Outside, children shriek and gambol — my shriek and gambol days ended at 35 — their exuberant simian antics echoing through the streets and the trees and surely breaking social distancing guidelines. So what! They’re young and invincible! Barring them indoors is like corking a volcano. It’s gonna blow.

Children are not my tribe. I have none, and I’m grateful for that. I do not feel bereft in the least. Parents do not arouse envy in me. (In fact, I consider it this way: bullet dodged.) My nephews are terrific and as close to parenthood as I ever want to get. The only creature that calls me Poppa is the dog, which affirms twin beliefs that I’m part canine and he is made of magic.

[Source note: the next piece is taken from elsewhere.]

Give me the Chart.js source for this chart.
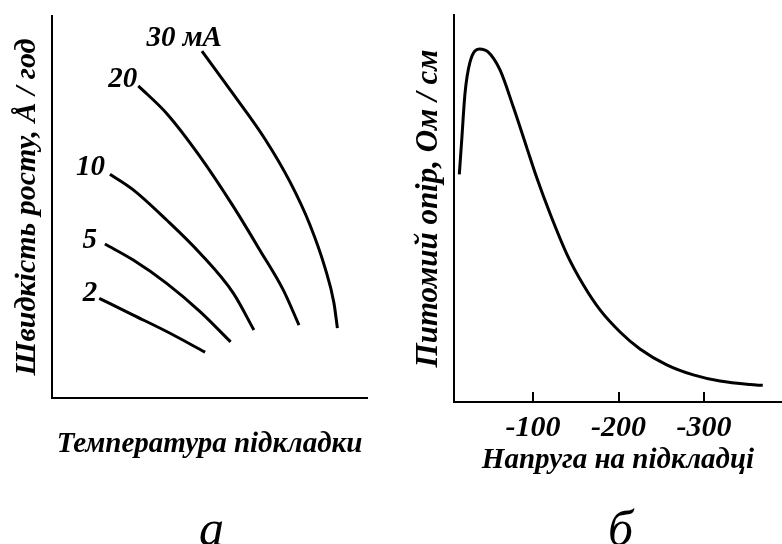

After reading and a walk, it’s back to the keyboard, one of my few comfort zones. Warmth is not a comfort zone. Temperatures are rising, summer’s rottenness creeping in. People love this stuff — heat, sweat, sun — another popular phenomenon I spurn, like dinner parties, reggae and the American version of “The Office.” (I’m typing and griping.)

Which means summer hibernation will come naturally. I love A/C, loathe UV. But really, will there even be a summer, or will it just be streaming? Will people sit in wide, loose circles on patios, sliding down face masks to sip rosé and eat guac? The annual September block party — will that too be nixed? Maybe not. Eighty households can Zoom together at once, right? Surely. Hot dogs and deviled eggs, those are your responsibility.